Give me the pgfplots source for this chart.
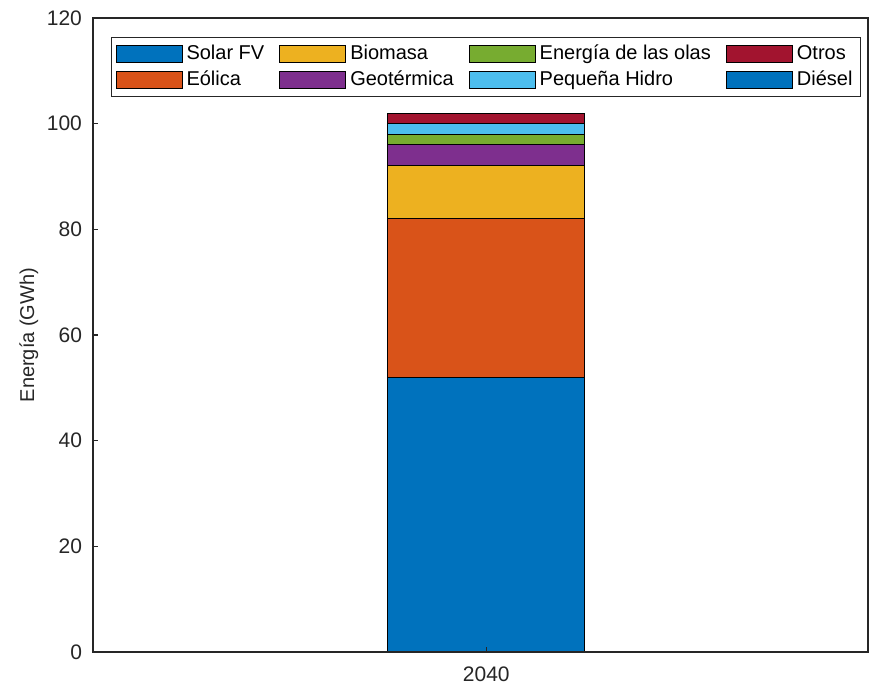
\documentclass[border=0pt]{standalone}
\usepackage{pgfplots}
\pgfplotsset{compat=1.18}
\usepackage{fontspec}
\setmainfont{Liberation Sans}
\definecolor{mblue}{rgb}{0,0.447,0.741}
\definecolor{morange}{rgb}{0.85,0.325,0.098}
\definecolor{myellow}{rgb}{0.929,0.694,0.125}
\definecolor{mpurple}{rgb}{0.494,0.184,0.556}
\definecolor{mgreen}{rgb}{0.466,0.674,0.188}
\definecolor{mcyan}{rgb}{0.301,0.745,0.933}
\definecolor{mred}{rgb}{0.635,0.078,0.184}
\definecolor{axgray}{rgb}{0.15,0.15,0.15}
\begin{document}
\begin{tikzpicture}
\begin{axis}[
  scale only axis,
  width=387.5pt, height=317pt,
  xmin=0, xmax=2, ymin=0, ymax=120,
  ytick={0,20,...,120},
  xtick={1.015}, xticklabels={2040},
  ytick pos=left, xtick pos=bottom,
  axis on top,
  ybar stacked, bar width=98.5pt,
  tick align=inside,
  major tick length=2.5pt,
  axis line style={axgray, line width=0.6pt},
  tick style={axgray, line width=0.6pt},
  every tick label/.append style={font=\fontsize{10.5}{12}\selectfont, text=axgray},
  yticklabel style={xshift=-2pt},
  xticklabel style={yshift=-4pt},
  /pgf/number format/assume math mode=true,
  ylabel={Energía (GWh)},
  ylabel shift=-2.5pt,
  ylabel style={font=\fontsize{10}{12}\selectfont, text=axgray},
  legend columns=4,
  legend cell align=left,
  legend style={at={(0,1)}, xshift=9pt, yshift=-9.5pt, anchor=north west,
    draw=axgray, line width=0.5pt, font=\fontsize{10}{12}\selectfont,
    inner xsep=2pt, inner ysep=1.8pt, row sep=0pt,
    /tikz/every even column/.append style={column sep=5.5pt}},
  legend image code/.code={\draw[#1, line width=0.5pt] (0pt,-4.3pt) rectangle (33pt,4.3pt);},
]
\addplot[fill=mblue, draw=black, line width=0.5pt, forget plot] coordinates {(1.015,52)};
\addplot[fill=morange, draw=black, line width=0.5pt, forget plot] coordinates {(1.015,30)};
\addplot[fill=myellow, draw=black, line width=0.5pt, forget plot] coordinates {(1.015,10)};
\addplot[fill=mpurple, draw=black, line width=0.5pt, forget plot] coordinates {(1.015,4)};
\addplot[fill=mgreen, draw=black, line width=0.5pt, forget plot] coordinates {(1.015,2)};
\addplot[fill=mcyan, draw=black, line width=0.5pt, forget plot] coordinates {(1.015,2)};
\addplot[fill=mred, draw=black, line width=0.5pt, forget plot] coordinates {(1.015,2)};
\addplot[fill=mblue, draw=black, line width=0.5pt, forget plot] coordinates {(1.015,0)};
\addlegendimage{fill=mblue, draw=black}
\addlegendentry{Solar FV}
\addlegendimage{fill=myellow, draw=black}
\addlegendentry{Biomasa}
\addlegendimage{fill=mgreen, draw=black}
\addlegendentry{Energía de las olas}
\addlegendimage{fill=mred, draw=black}
\addlegendentry{Otros}
\addlegendimage{fill=morange, draw=black}
\addlegendentry{Eólica}
\addlegendimage{fill=mpurple, draw=black}
\addlegendentry{Geotérmica}
\addlegendimage{fill=mcyan, draw=black}
\addlegendentry{Pequeña Hidro}
\addlegendimage{fill=mblue, draw=black}
\addlegendentry{Diésel}
\end{axis}
\pgfresetboundingbox
\path ([shift={(-46.5pt,-16.5pt)}]current axis.south west) rectangle ([shift={(1pt,9pt)}]current axis.north east);
\end{tikzpicture}
\end{document}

• _Exercise description_: Without the pictures, write out all of the material exactly.

• _Exercise answer_:
Give me the pgfplots source for this chart.
\documentclass[border=0pt]{standalone}
\usepackage{pgfplots}
\pgfplotsset{compat=1.18}
\usepackage{fontspec}
\setmainfont{Liberation Sans}
\definecolor{mblue}{rgb}{0,0.447,0.741}
\definecolor{morange}{rgb}{0.85,0.325,0.098}
\definecolor{myellow}{rgb}{0.929,0.694,0.125}
\definecolor{mpurple}{rgb}{0.494,0.184,0.556}
\definecolor{mgreen}{rgb}{0.466,0.674,0.188}
\definecolor{mcyan}{rgb}{0.301,0.745,0.933}
\definecolor{mred}{rgb}{0.635,0.078,0.184}
\definecolor{axgray}{rgb}{0.15,0.15,0.15}
\begin{document}
\begin{tikzpicture}
\begin{axis}[
  scale only axis,
  width=387.5pt, height=317pt,
  xmin=0, xmax=2, ymin=0, ymax=120,
  ytick={0,20,...,120},
  xtick={1.015}, xticklabels={2040},
  ytick pos=left, xtick pos=bottom,
  axis on top,
  ybar stacked, bar width=98.5pt,
  tick align=inside,
  major tick length=2.5pt,
  axis line style={axgray, line width=0.6pt},
  tick style={axgray, line width=0.6pt},
  every tick label/.append style={font=\fontsize{10.5}{12}\selectfont, text=axgray},
  yticklabel style={xshift=-2pt},
  xticklabel style={yshift=-4pt},
  /pgf/number format/assume math mode=true,
  ylabel={Energía (GWh)},
  ylabel shift=-2.5pt,
  ylabel style={font=\fontsize{10}{12}\selectfont, text=axgray},
  legend columns=4,
  legend cell align=left,
  legend style={at={(0,1)}, xshift=9pt, yshift=-9.5pt, anchor=north west,
    draw=axgray, line width=0.5pt, font=\fontsize{10}{12}\selectfont,
    inner xsep=2pt, inner ysep=1.8pt, row sep=0pt,
    /tikz/every even column/.append style={column sep=5.5pt}},
  legend image code/.code={\draw[#1, line width=0.5pt] (0pt,-4.3pt) rectangle (33pt,4.3pt);},
]
\addplot[fill=mblue, draw=black, line width=0.5pt, forget plot] coordinates {(1.015,52)};
\addplot[fill=morange, draw=black, line width=0.5pt, forget plot] coordinates {(1.015,30)};
\addplot[fill=myellow, draw=black, line width=0.5pt, forget plot] coordinates {(1.015,10)};
\addplot[fill=mpurple, draw=black, line width=0.5pt, forget plot] coordinates {(1.015,4)};
\addplot[fill=mgreen, draw=black, line width=0.5pt, forget plot] coordinates {(1.015,2)};
\addplot[fill=mcyan, draw=black, line width=0.5pt, forget plot] coordinates {(1.015,2)};
\addplot[fill=mred, draw=black, line width=0.5pt, forget plot] coordinates {(1.015,2)};
\addplot[fill=mblue, draw=black, line width=0.5pt, forget plot] coordinates {(1.015,0)};
\addlegendimage{fill=mblue, draw=black}
\addlegendentry{Solar FV}
\addlegendimage{fill=myellow, draw=black}
\addlegendentry{Biomasa}
\addlegendimage{fill=mgreen, draw=black}
\addlegendentry{Energía de las olas}
\addlegendimage{fill=mred, draw=black}
\addlegendentry{Otros}
\addlegendimage{fill=morange, draw=black}
\addlegendentry{Eólica}
\addlegendimage{fill=mpurple, draw=black}
\addlegendentry{Geotérmica}
\addlegendimage{fill=mcyan, draw=black}
\addlegendentry{Pequeña Hidro}
\addlegendimage{fill=mblue, draw=black}
\addlegendentry{Diésel}
\end{axis}
\pgfresetboundingbox
\path ([shift={(-46.5pt,-16.5pt)}]current axis.south west) rectangle ([shift={(1pt,9pt)}]current axis.north east);
\end{tikzpicture}
\end{document}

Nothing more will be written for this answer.